- Born: John Patrick Hourican 24 July 1970 (age 55) Dublin, Ireland
- Education: National University of Ireland Dublin City University
- Occupation: Banker
- Title: CEO, NewDay
- Term: September 2019 -
- Predecessor: James Corcoran
- Spouse: Rioghnach Hourican
- Children: 4

= John Hourican =

Irish banker

John Patrick Hourican (born 24 July 1970) is an Irish banker and businessman, CEO of NewDay since September 2019, and formerly CEO of the Bank of Cyprus from 2013 to 2019.

==Early life and education==
Hourican was born on 24 July 1970 in Dublin, and has two brothers and three sisters. He graduated with a degree in Economics and Sociology from the National University of Ireland and a postgraduate diploma in Accounting from Dublin City University.

==Career==
Hourican started his career as an accountant with Price Waterhouse, initially in Dublin, and later in London and Hong Kong. In 1997, he joined the Royal Bank of Scotland.

In 2007, Hourican became chief financial officer of ABN Amro after Royal Bank of Scotland purchased it in October 2007. In 2008, he became chief executive of global banking and markets, a role he served in until 28 February 2013. Hourican quit to "demonstrate responsibility", following RBS's £390 million fine for its involvement in the Libor scandal, although he was not personally implicated. The Independent noted that Hourican "fell on his sword" and that "the City wondered if he could recover his career", but added "it had never been alleged that the head of RBS's investment bank knew about the collusion".

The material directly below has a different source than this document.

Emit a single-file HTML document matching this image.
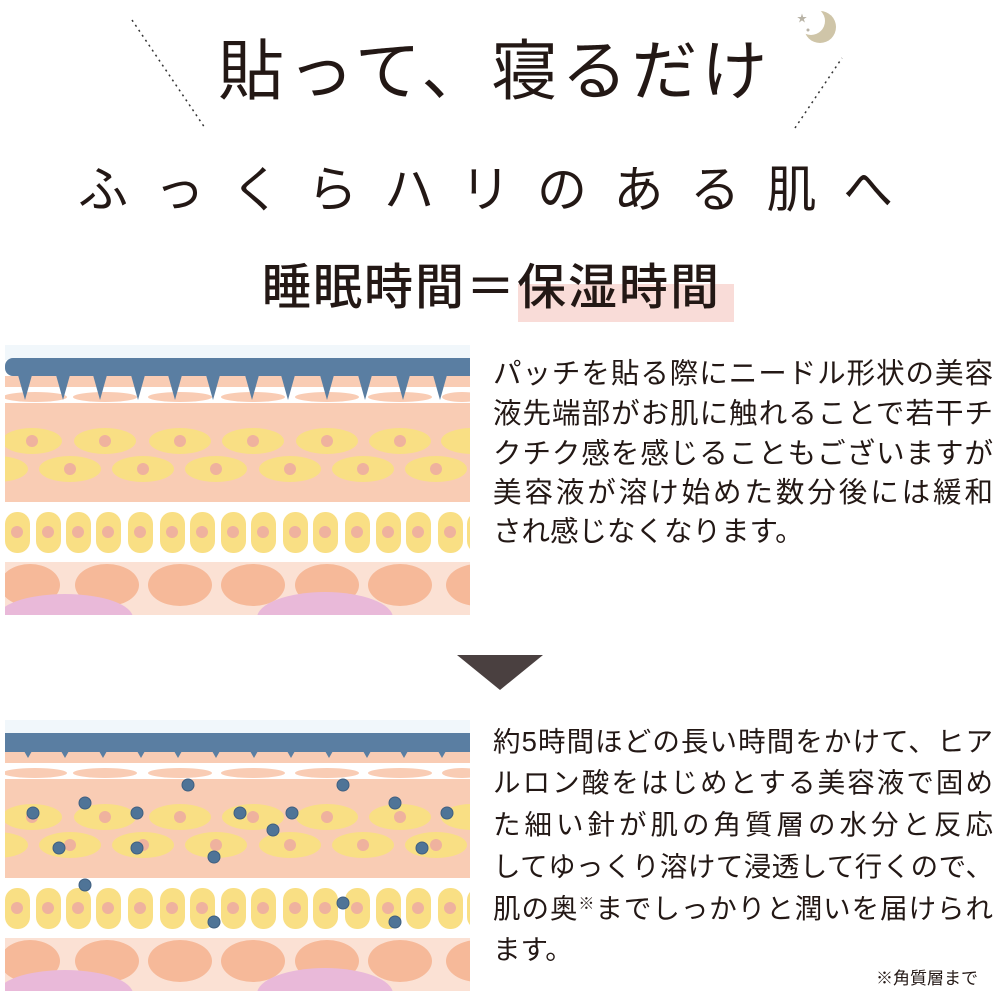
<!DOCTYPE html>
<html><head><meta charset="utf-8"><style>
html,body{margin:0;padding:0;background:#fff;}
body{width:1000px;height:1000px;position:relative;overflow:hidden;font-family:"Liberation Sans","Noto Sans CJK JP",sans-serif;color:#231815;}
.a{position:absolute;white-space:nowrap;}
.t1{left:218px;top:26px;font-size:66px;letter-spacing:4px;font-weight:400;line-height:90px;}
.t2{left:78px;top:152px;font-size:50px;letter-spacing:26.5px;font-weight:400;line-height:76px;}
.t3{left:262px;top:250px;font-size:49px;letter-spacing:2px;font-weight:500;line-height:76px;}
.hl{position:absolute;left:518px;top:284px;width:216px;height:38px;background:#f9dcd8;}
.ln{position:absolute;left:493px;width:500px;text-align:justify;text-align-last:justify;white-space:nowrap;}
.b1{font-size:28.5px;line-height:39.5px;}
.b2{font-size:27.5px;line-height:41.7px;}
</style></head><body>
<svg class="a" style="left:0;top:0" width="1000" height="1000">
<defs>
<clipPath id="cp" clipPathUnits="userSpaceOnUse"><rect x="5" y="376" width="465" height="239"/></clipPath>
<g id="skin" clip-path="url(#cp)">
<rect x="5" y="376" width="465" height="11" fill="#f9ccb4"/>
<g fill="#f9ccb4">
<ellipse cx="35" cy="397" rx="32" ry="5"/><ellipse cx="105" cy="397" rx="32" ry="5"/><ellipse cx="180" cy="397" rx="32" ry="5"/><ellipse cx="253" cy="397" rx="32" ry="5"/><ellipse cx="327" cy="397" rx="32" ry="5"/><ellipse cx="400" cy="397" rx="32" ry="5"/><ellipse cx="462" cy="397" rx="20" ry="5"/>
</g>
<rect x="5" y="403" width="465" height="99" fill="#f9ccb4"/>
<g fill="#f9df84">
<ellipse cx="32" cy="441" rx="30" ry="13"/><ellipse cx="105" cy="441" rx="31" ry="13"/><ellipse cx="180" cy="441" rx="31" ry="13"/><ellipse cx="253" cy="441" rx="31" ry="13"/><ellipse cx="327" cy="441" rx="31" ry="13"/><ellipse cx="400" cy="441" rx="31" ry="13"/><ellipse cx="472" cy="441" rx="31" ry="13"/>
<ellipse cx="-3" cy="469" rx="31" ry="13"/><ellipse cx="70" cy="469" rx="31" ry="13"/><ellipse cx="143" cy="469" rx="31" ry="13"/><ellipse cx="216" cy="469" rx="31" ry="13"/><ellipse cx="290" cy="469" rx="31" ry="13"/><ellipse cx="363" cy="469" rx="31" ry="13"/><ellipse cx="436" cy="469" rx="31" ry="13"/>
</g>
<g fill="#efb29e">
<circle cx="32" cy="441" r="6"/><circle cx="105" cy="441" r="6"/><circle cx="180" cy="441" r="6"/><circle cx="253" cy="441" r="6"/><circle cx="327" cy="441" r="6"/><circle cx="400" cy="441" r="6"/>
<circle cx="70" cy="469" r="6"/><circle cx="143" cy="469" r="6"/><circle cx="216" cy="469" r="6"/><circle cx="290" cy="469" r="6"/><circle cx="363" cy="469" r="6"/><circle cx="436" cy="469" r="6"/>
</g>
<g fill="#f9df84">
<rect x="5" y="512" width="25" height="41" rx="12"/><rect x="36" y="512" width="25" height="41" rx="12"/><rect x="66" y="512" width="25" height="41" rx="12"/><rect x="96" y="512" width="25" height="41" rx="12"/><rect x="128" y="512" width="25" height="41" rx="12"/><rect x="160" y="512" width="25" height="41" rx="12"/><rect x="190" y="512" width="25" height="41" rx="12"/><rect x="221" y="512" width="25" height="41" rx="12"/><rect x="251" y="512" width="25" height="41" rx="12"/><rect x="283" y="512" width="25" height="41" rx="12"/><rect x="313" y="512" width="25" height="41" rx="12"/><rect x="345" y="512" width="25" height="41" rx="12"/><rect x="376" y="512" width="25" height="41" rx="12"/><rect x="406" y="512" width="25" height="41" rx="12"/><rect x="438" y="512" width="25" height="41" rx="12"/><rect x="467" y="512" width="25" height="41" rx="12"/>
</g>
<g fill="#efb29e">
<circle cx="17" cy="532" r="6"/><circle cx="48" cy="532" r="6"/><circle cx="78" cy="532" r="6"/><circle cx="108" cy="532" r="6"/><circle cx="140" cy="532" r="6"/><circle cx="172" cy="532" r="6"/><circle cx="202" cy="532" r="6"/><circle cx="233" cy="532" r="6"/><circle cx="263" cy="532" r="6"/><circle cx="295" cy="532" r="6"/><circle cx="325" cy="532" r="6"/><circle cx="357" cy="532" r="6"/><circle cx="388" cy="532" r="6"/><circle cx="418" cy="532" r="6"/><circle cx="450" cy="532" r="6"/>
</g>
<rect x="5" y="562" width="465" height="53" fill="#fbe1d4"/>
<g fill="#f6b999">
<ellipse cx="30" cy="585" rx="30" ry="21"/><ellipse cx="107" cy="585" rx="32" ry="21"/><ellipse cx="180" cy="585" rx="32" ry="21"/><ellipse cx="253" cy="585" rx="32" ry="21"/><ellipse cx="327" cy="585" rx="32" ry="21"/><ellipse cx="400" cy="585" rx="32" ry="21"/><ellipse cx="478" cy="585" rx="32" ry="21"/>
</g>
<g fill="#e9b9d9">
<ellipse cx="65" cy="618" rx="68" ry="24"/><ellipse cx="325" cy="618" rx="68" ry="26"/>
</g>
</g>
</defs>
<line x1="132" y1="20" x2="205" y2="128" stroke="#333" stroke-width="1.5" stroke-dasharray="2,4"/>
<line x1="795" y1="128" x2="842" y2="58" stroke="#333" stroke-width="1.5" stroke-dasharray="2,4"/>
<circle cx="820" cy="27" r="16" fill="#cfc5a8"/>
<circle cx="811" cy="21" r="14" fill="#fff"/>
<text x="797" y="22" font-size="10" fill="#b8b3a6">★</text>
<circle cx="808" cy="30" r="1.5" fill="#b8b3a6"/>
<rect x="5" y="345" width="465" height="15" fill="#f1f7fb"/>
<use href="#skin"/>
<rect x="5" y="358" width="465" height="18" rx="8" fill="#5a7ea2"/>
<rect x="460" y="358" width="10" height="18" fill="#5a7ea2"/>
<g fill="#5a7ea2">
<polygon points="18,375 32,375 25,400"/><polygon points="56,375 70,375 63,400"/><polygon points="93,375 107,375 100,400"/><polygon points="131,375 145,375 138,400"/><polygon points="168,375 182,375 175,400"/><polygon points="206,375 220,375 213,400"/><polygon points="245,375 259,375 252,400"/><polygon points="281,375 295,375 288,400"/><polygon points="320,375 334,375 327,400"/><polygon points="358,375 372,375 365,400"/><polygon points="396,375 410,375 403,400"/><polygon points="433,375 447,375 440,400"/>
</g>
<polygon points="457,655 543,655 500,690" fill="#4a4040"/>
<rect x="5" y="720" width="465" height="15" fill="#f1f7fb"/>
<use href="#skin" transform="translate(0,376)"/>
<rect x="5" y="733" width="465" height="19" fill="#5a7ea2"/>
<g fill="#5a7ea2">
<polygon points="24,751 32,751 28,758"/><polygon points="61,751 69,751 65,758"/><polygon points="99,751 107,751 103,758"/><polygon points="137,751 145,751 141,758"/><polygon points="174,751 182,751 178,758"/><polygon points="212,751 220,751 216,758"/><polygon points="250,751 258,751 254,758"/><polygon points="287,751 295,751 291,758"/><polygon points="325,751 333,751 329,758"/><polygon points="363,751 371,751 367,758"/><polygon points="400,751 408,751 404,758"/><polygon points="438,751 446,751 442,758"/>
</g>
<g fill="#4f7497" stroke="#3f5f80" stroke-width="1">
<circle cx="188" cy="785" r="6"/><circle cx="343" cy="785" r="6"/><circle cx="85" cy="803" r="6"/><circle cx="395" cy="803" r="6"/><circle cx="33" cy="813" r="6"/><circle cx="137" cy="813" r="6"/><circle cx="240" cy="813" r="6"/><circle cx="292" cy="813" r="6"/><circle cx="447" cy="813" r="6"/><circle cx="273" cy="830" r="6"/><circle cx="59" cy="848" r="6"/><circle cx="137" cy="848" r="6"/><circle cx="422" cy="848" r="6"/><circle cx="214" cy="857" r="6"/><circle cx="85" cy="885" r="6"/><circle cx="343" cy="903" r="6"/><circle cx="214" cy="922" r="6"/><circle cx="395" cy="922" r="6"/>
</g>
</svg>
<div class="a t1">貼って、寝るだけ</div>
<div class="a t2">ふっくらハリのある肌へ</div>
<div class="hl"></div>
<div class="a t3">睡眠時間＝保湿時間</div>

<div class="ln b1" style="top:355px">パッチを貼る際にニードル形状の美容</div>
<div class="ln b1" style="top:395px">液先端部がお肌に触れることで若干チ</div>
<div class="ln b1" style="top:435px">クチク感を感じることもございますが</div>
<div class="ln b1" style="top:474px">美容液が溶け始めた数分後には緩和</div>
<div class="a b1" style="left:493px;top:513px">され感じなくなります。</div>

<div class="ln b2" style="top:721px">約5時間ほどの長い時間をかけて、ヒア</div>
<div class="ln b2" style="top:762px">ルロン酸をはじめとする美容液で固め</div>
<div class="ln b2" style="top:804px">た細い針が肌の角質層の水分と反応</div>
<div class="ln b2" style="top:846px">してゆっくり溶けて浸透して行くので、</div>
<div class="ln b2" style="top:888px">肌の奥<span style="font-size:16px;line-height:0;vertical-align:9px">※</span>までしっかりと潤いを届けられ</div>
<div class="a b2" style="left:493px;top:929px">ます。</div>
<div class="a" style="left:876px;top:968px;font-size:17px;line-height:22px;">※角質層まで</div>
</body></html>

In 2013, John Hourican was named CEO of Bank of Cyprus. At the position, he inflicted losses on depositors and a forced takeover on its smaller rival Cyprus Popular Bank. He cut 1/3 of the bank's balance by unloading bad loans, and brought in 5 billion euros in new deposits.

In April 2015, it was announced that Hourican had resigned for "personal reasons", and would work his four-month notice period. He later decided to extend his contract until September 2019.

In March 2019, he was named CEO of NewDay, succeeding James Corcoran, starting September 2019.

== Distinctions ==

- Fellow of Chartered Accountants Ireland

==Personal life==
Hourican and his wife Rioghnach have four children, two boys and two girls.